Upaya ini didukung dengan pelatihan dan sosialisasi intensif kepada masyarakat, khususnya generasi muda, agar mereka memiliki pemahaman yang memadai tentang cara-cara melaporkan pelanggaran serta pentingnya menjaga kualitas demokrasi.
Kolaborasi Akademisi dan Masyarakat Sipil
Peran perguruan tinggi semakin terasa penting dalam penguatan pengawasan pemilu. Dengan kapasitas keilmuan dan jejaring intelektual, kampus dapat menjadi pusat riset sekaligus motor edukasi politik kepada masyarakat.
Di Surabaya, mahasiswa yang tergabung dalam komunitas pemantau pemilu aktif terlibat dalam sosialisasi anti-politik uang dan kampanye pemilu bersih. Di sisi lain, dosen dan peneliti turut menyumbangkan kajian kebijakan dan evaluasi efektivitas strategi pengawasan partisipatif.
Organisasi masyarakat sipil pun tak kalah penting. Dengan akar yang kuat di komunitas, mereka mampu menjangkau lapisan masyarakat yang belum tersentuh edukasi formal, serta menjadi penghubung antara warga dan lembaga pengawas.

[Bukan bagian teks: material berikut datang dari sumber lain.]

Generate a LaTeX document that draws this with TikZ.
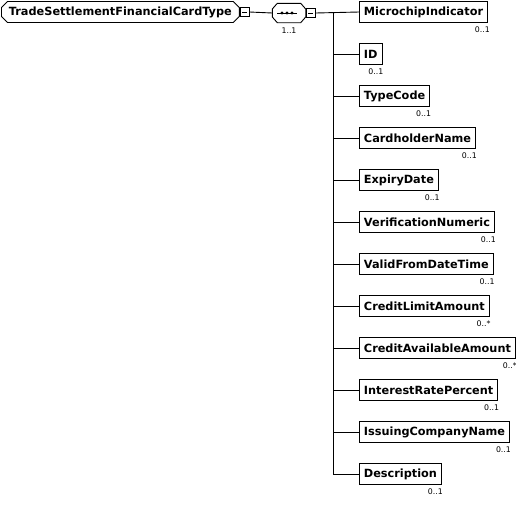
\documentclass[tikz,border=0pt]{standalone}
\usepackage{fontspec}
\setmainfont{DejaVu Sans}
\usetikzlibrary{positioning, shapes.misc, calc}

\begin{document}
\begin{tikzpicture}[x=1pt, y=-1pt,
    elembox/.style={draw, line width=0.9pt, anchor=west, inner xsep=4.5pt, inner ysep=0pt, minimum height=21pt, font=\fontsize{11.3}{13}\selectfont\bfseries},
    rootbox/.style={elembox, chamfered rectangle, chamfered rectangle xsep=3pt, chamfered rectangle ysep=3pt},
    seqbox/.style={minimum width=33pt, minimum height=19pt, inner sep=0pt},
    minusbox/.style={draw, line width=0.7pt, minimum size=8.5pt, inner sep=0pt, fill=white},
    cardlabel/.style={font=\fontsize{7.8}{8}\selectfont, inner sep=0pt},
    conn/.style={line width=0.9pt}
]
\useasboundingbox (0,0) rectangle (516,507);

% root type and sequence
\node[rootbox] (root) at (1,12) {TradeSettlementFinancialCardType};
\node[minusbox, right=0.5pt of root] (rootminus) {};
\node[seqbox] (seq) at (289,13) {};
\draw[conn] ($(seq.west)+(0,-4)$) -- ($(seq.north west)+(5,0)$) -- ($(seq.north east)+(-5,0)$) -- ($(seq.east)+(0,-4)$)
  -- ($(seq.east)+(0,4)$) -- ($(seq.south east)+(-5,0)$) -- ($(seq.south west)+(5,0)$) -- ($(seq.west)+(0,4)$) -- cycle;
\node[minusbox, right=0.5pt of seq] (seqminus) {};
\node[cardlabel, below=5pt of seq] (seqcard) {1..1};
\draw[conn] ($(seq.center)+(-12,0)$) -- ($(seq.center)+(8,0)$);
\foreach \dx in {-7,-2,3} \fill ($(seq.center)+(\dx,0)$) circle (1.6pt);

% child elements
\node[elembox] (micro) at (359,12) {MicrochipIndicator};
\node[elembox] (id) at (359,54) {ID};
\node[elembox] (typecode) at (359,96) {TypeCode};
\node[elembox] (holder) at (359,138) {CardholderName};
\node[elembox] (expiry) at (359,180) {ExpiryDate};
\node[elembox] (verif) at (359,222) {VerificationNumeric};
\node[elembox] (validfrom) at (359,264) {ValidFromDateTime};
\node[elembox] (limit) at (359,306) {CreditLimitAmount};
\node[elembox] (avail) at (359,348) {CreditAvailableAmount};
\node[elembox] (rate) at (359,390) {InterestRatePercent};
\node[elembox] (issuer) at (359,432) {IssuingCompanyName};
\node[elembox] (descr) at (359,474) {Description};

% cardinalities
\node[cardlabel, below left=4pt and -2pt of micro.south east] {0..1};
\node[cardlabel, below left=4pt and -1pt of id.south east] {0..1};
\node[cardlabel, below left=4pt and -1pt of typecode.south east] {0..1};
\node[cardlabel, below left=4pt and -1pt of holder.south east] {0..1};
\node[cardlabel, below left=4pt and -1pt of expiry.south east] {0..1};
\node[cardlabel, below left=4pt and -1pt of verif.south east] {0..1};
\node[cardlabel, below left=4pt and -1pt of validfrom.south east] {0..1};
\node[cardlabel, below left=4pt and -1pt of limit.south east] {0..*};
\node[cardlabel, below left=4pt and -1pt of avail.south east] {0..*};
\node[cardlabel, below left=4pt and -1pt of rate.south east] {0..1};
\node[cardlabel, below left=4pt and -1pt of issuer.south east] {0..1};
\node[cardlabel, below left=4pt and -1pt of descr.south east] {0..1};

% connectors
\coordinate (bus) at (333,0);
\draw[conn] (rootminus.east) -- (seq.west);
\draw[conn] (seqminus.east) -- (micro.west);
\draw[conn] (bus |- micro.west) -- (bus |- descr.west);
\foreach \c in {id, typecode, holder, expiry, verif, validfrom, limit, avail, rate, issuer, descr}
  \draw[conn] (bus |- \c.west) -- (\c.west);
\draw (rootminus.west) ++(1.8pt,0) -- ++(4.9pt,0);
\draw (seqminus.west) ++(1.8pt,0) -- ++(4.9pt,0);
\end{tikzpicture}
\end{document}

“Masyarakat harus diposisikan bukan hanya sebagai objek, tetapi sebagai pelaku utama dalam menjaga kualitas pemilu,” ujar seorang aktivis pemilu dari LSM lokal.
Tantangan Struktural dan Budaya
Meski memiliki potensi besar, pengawasan partisipatif masih menghadapi berbagai kendala. Tantangan utama adalah rendahnya kesadaran sebagian masyarakat akan bahaya politik uang. Tidak sedikit warga yang menganggap pemberian uang sebagai hal lumrah dan bagian dari “tradisi politik” menjelang pemilu.
Tantangan lain adalah keterbatasan akses terhadap teknologi dan literasi digital, yang membuat sebagian kelompok masyarakat kesulitan dalam memanfaatkan platform pelaporan yang telah disediakan.
Rekomendasi untuk Penguatan Strategi
Untuk meningkatkan efektivitas pengawasan partisipatif dalam jangka panjang, berikut beberapa rekomendasi strategis:
-
Penguatan Literasi Politik dan Digital: Pemerintah dan lembaga pendidikan harus memperluas kampanye edukasi politik berbasis literasi digital agar masyarakat lebih siap berpartisipasi dalam pengawasan.
-
Peningkatan Kolaborasi Bawaslu – Kampus – LSM: Kolaborasi ini dapat difokuskan pada riset kebijakan, pengembangan modul edukasi, dan program magang atau KKN tematik pemilu.
-
Regulasi dan Penegakan Hukum yang Tegas: Diperlukan aturan yang lebih ketat serta penerapan sanksi yang konsisten bagi pelaku politik uang, termasuk penerima.
-
Inovasi Teknologi Pengawasan: Pengembangan aplikasi yang lebih user-friendly, aksesibel, dan adaptif terhadap kebutuhan lokal dapat memperluas jangkauan pengawasan.
Menjaga Demokrasi dari Akar Rumput
Pada akhirnya, mencegah politik uang bukan hanya tugas Bawaslu atau lembaga pemilu semata. Ini adalah tanggung jawab kolektif yang menuntut keterlibatan semua elemen—masyarakat, akademisi, media, dan organisasi sipil—dalam satu gerakan bersama.
Dengan sinergi tersebut, pengawasan partisipatif dapat menjadi pilar utama dalam mewujudkan pemilu yang bersih, berintegritas, dan menghasilkan pemimpin yang benar-benar dipilih berdasarkan kapasitas, bukan transaksionalitas.